Covid / Lo studio

Post pandemia, le organizzazioni criminali mettono gli occhi sul turismo

Ammonta a 2,2 miliardi di euro la stima dei proventi delle mafie derivanti dall'infiltrazione economica nel comparto turistico italiano. Il 17% degli introiti arriva dal Nord Est

ROMA. Supera i 2,2 miliardi, di cui quasi il 40% concentrati nel Mezzogiorno, il giro d'affari della criminalità organizzata derivante dall'infiltrazione nell'economia legale del settore turistico. Lo calcola una ricerca realizzata da Demoskopika elaborando dati ufficiali o da fonti autorevoli.

Alla sola 'ndrangheta si attribuisce il 40% del giro d'affari complessivo, e sono quasi 4.500 le aziende a maggior rischio di riciclaggio associato a crisi di liquidità causata dalla pandemia. "Il turismo in ginocchio per il Covid fa gola ai sodalizi criminali", dice il presidente di Demoskopika, Raffaele Rio.

Sono sei i sistemi turistici regionali a presentare i rischi più elevati di infiltrazione criminale nel tessuto economico: Campania, Sicilia, Lazio, Calabria, Lombardia, Puglia.

Sul versante opposto, sono quattro le regioni a presentare una minore vulnerabilità, presenti nel cluster delle realtà con un rischio "basso" di infiltrazione economica: Marche, Veneto, Friuli Venezia Giulia e Trentino-Alto Adige. 

Il giro d’affari

Se ammonta a 2,2 miliardi di euro la stima dei proventi della criminalità organizzata derivante dall'infiltrazione economica nel comparto turistico italiano, la parte del leone - secondo la ricerca di Demoskopika - la fa la 'ndrangheta con un giro d'affari di 810 milioni, pari al 37% degli introiti complessivi.

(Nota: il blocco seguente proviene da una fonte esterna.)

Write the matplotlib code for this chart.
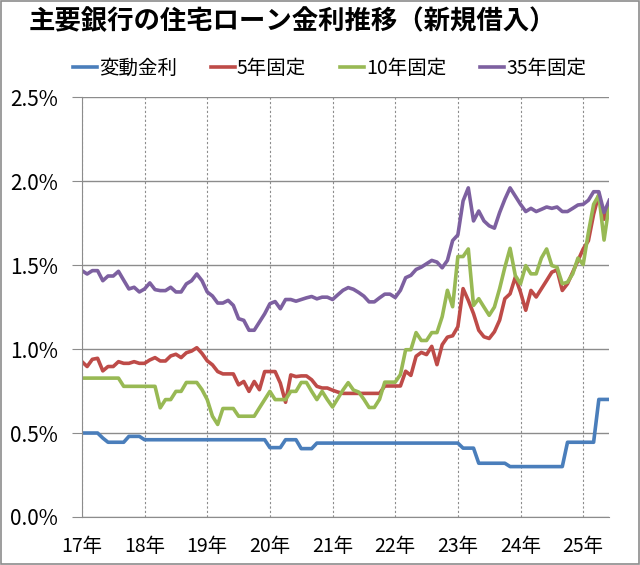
import numpy as np
import matplotlib
matplotlib.use('Agg')
from matplotlib import pyplot as plt

plt.rcParams['font.family'] = ['Noto Sans CJK JP', 'DejaVu Sans']

title = '主要銀行の住宅ローン金利推移（新規借入）'
year_labels = ['17年', '18年', '19年', '20年', '21年', '22年', '23年', '24年', '25年']

# monthly rates (%), Jan 2017 - Jun 2025
variable = ([0.50] * 4 + [0.47] + [0.445] * 4 + [0.48] * 3 + [0.46] * 24
            + [0.413] * 3 + [0.46] * 3 + [0.407] * 3 + [0.44] * 28
            + [0.41] * 3 + [0.32] * 6 + [0.30] * 11 + [0.445] * 6 + [0.70] * 3)

fixed5 = [0.925, 0.896, 0.939, 0.945, 0.87, 0.896, 0.896, 0.925, 0.915, 0.915, 0.925, 0.915,
          0.915, 0.935, 0.949, 0.929, 0.929, 0.959, 0.969, 0.949, 0.978, 0.988, 1.008, 0.974,
          0.93, 0.906, 0.866, 0.852, 0.852, 0.852, 0.787, 0.807, 0.748, 0.807, 0.758, 0.866,
          0.866, 0.866, 0.797, 0.683, 0.846, 0.836, 0.84, 0.84, 0.817, 0.778, 0.768, 0.768,
          0.755, 0.744, 0.736, 0.736, 0.736, 0.736, 0.736, 0.736, 0.736, 0.736, 0.78, 0.78,
          0.78, 0.78, 0.868, 0.843, 0.957, 0.98, 0.967, 1.016, 0.907, 1.026, 1.071, 1.079,
          1.133, 1.36, 1.29, 1.211, 1.112, 1.073, 1.063, 1.103, 1.172, 1.3, 1.329, 1.428,
          1.339, 1.231, 1.349, 1.31, 1.359, 1.408, 1.458, 1.471, 1.349, 1.389, 1.458, 1.527,
          1.596, 1.645, 1.803, 1.921, 1.773, 1.872]

fixed10 = [0.827] * 8 + [0.778] * 7 + [
    0.65, 0.699, 0.699, 0.748, 0.748, 0.801, 0.801, 0.801, 0.758, 0.699, 0.60,
    0.551, 0.646, 0.646, 0.646, 0.6, 0.6, 0.6, 0.6, 0.65, 0.699,
    0.748, 0.699, 0.699, 0.699, 0.748, 0.748, 0.801, 0.801, 0.748, 0.699, 0.748, 0.699,
    0.655, 0.705, 0.756, 0.8, 0.756, 0.744, 0.701, 0.652, 0.652, 0.701, 0.803, 0.803,
    0.803, 0.848, 0.996, 0.996, 1.098, 1.051, 1.051, 1.098, 1.098, 1.193, 1.35, 1.252,
    1.551, 1.551, 1.596, 1.26, 1.3, 1.25, 1.201, 1.25, 1.36, 1.487, 1.6, 1.438,
    1.389, 1.497, 1.448, 1.448, 1.542, 1.596, 1.497, 1.487, 1.389, 1.398, 1.448, 1.542,
    1.503, 1.694, 1.862, 1.917, 1.649, 1.862]

fixed35 = [1.467, 1.447, 1.467, 1.467, 1.407, 1.435, 1.435, 1.463, 1.41, 1.358, 1.368, 1.34,
           1.358, 1.394, 1.354, 1.348, 1.348, 1.368, 1.34, 1.34, 1.388, 1.407, 1.447, 1.407,
           1.34, 1.316, 1.274, 1.274, 1.29, 1.26, 1.181, 1.171, 1.112, 1.112, 1.161, 1.21,
           1.27, 1.283, 1.24, 1.295, 1.295, 1.285, 1.295, 1.305, 1.313, 1.299, 1.309, 1.309,
           1.295, 1.323, 1.35, 1.366, 1.356, 1.337, 1.315, 1.281, 1.281, 1.305, 1.327, 1.327,
           1.307, 1.35, 1.425, 1.439, 1.474, 1.488, 1.508, 1.528, 1.518, 1.484, 1.528, 1.646,
           1.68, 1.882, 1.96, 1.763, 1.822, 1.763, 1.734, 1.72, 1.813, 1.892, 1.96, 1.911,
           1.862, 1.819, 1.838, 1.819, 1.832, 1.846, 1.838, 1.846, 1.819, 1.819, 1.838, 1.858,
           1.862, 1.886, 1.937, 1.937, 1.813, 1.886]

series = [('変動金利', variable, '#4A7EBB'),
          ('5年固定', fixed5, '#BE4B48'),
          ('10年固定', fixed10, '#98B954'),
          ('35年固定', fixed35, '#7D60A0')]

months = np.arange(len(fixed5))

fig = plt.figure(figsize=(6.4, 5.65), dpi=100)
ax = fig.add_axes([0.128, 0.085, 0.824, 0.743])

for name, vals, col in series:
    ax.plot(months, vals, color=col, linewidth=2.6, label=name, solid_joinstyle='round')

ax.set_xlim(0, months[-1])
ax.set_ylim(0, 2.5)
ax.set_yticks(np.arange(0, 2.51, 0.5))
ax.set_yticklabels(['%.1f%%' % v for v in np.arange(0, 2.51, 0.5)], fontsize=15)
ax.set_xticks(np.arange(0, len(months), 12))
ax.set_xticklabels(year_labels, fontsize=14)

ax.grid(True, axis='y', color='#8c8c8c', linewidth=1.0)
ax.grid(True, axis='x', color='#8c8c8c', linewidth=0.8, linestyle=(0, (2, 2)))
ax.set_axisbelow(True)
for s in ['top', 'right']:
    ax.spines[s].set_visible(False)
ax.spines['left'].set_color('#8c8c8c')
ax.spines['bottom'].set_color('#8c8c8c')
ax.tick_params(axis='y', length=7, color='#8c8c8c', pad=10)
ax.tick_params(axis='x', length=0, pad=14)

fig.text(0.045, 0.962, title, fontsize=19, fontweight='bold', va='center')
fig.legend(loc='center left', bbox_to_anchor=(0.114, 0.879), ncol=4, frameon=False,
           fontsize=14, handlelength=1.25, handletextpad=0.08, columnspacing=1.75,
           borderpad=0, borderaxespad=0)

fig.add_artist(plt.Rectangle((0.002, 0.002), 0.996, 0.996, transform=fig.transFigure,
                             fill=False, edgecolor='#8c8c8c', linewidth=1.2))

plt.savefig('out.png')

A seguire la camorra con 730 milioni (33%) e la mafia con 440 (20%) e criminalità organizzata pugliese e lucana con 220 (10%). Osservando il livello territoriale emerge, inoltre, che nelle realtà del Mezzogiorno si concentrerebbe il 38% degli introiti criminali, pari a 825 milioni.

A seguire il Centro con 515 milioni (23%), il Nord Ovest con 490 milioni (22%) e il Nord Est con 370 milioni (17%).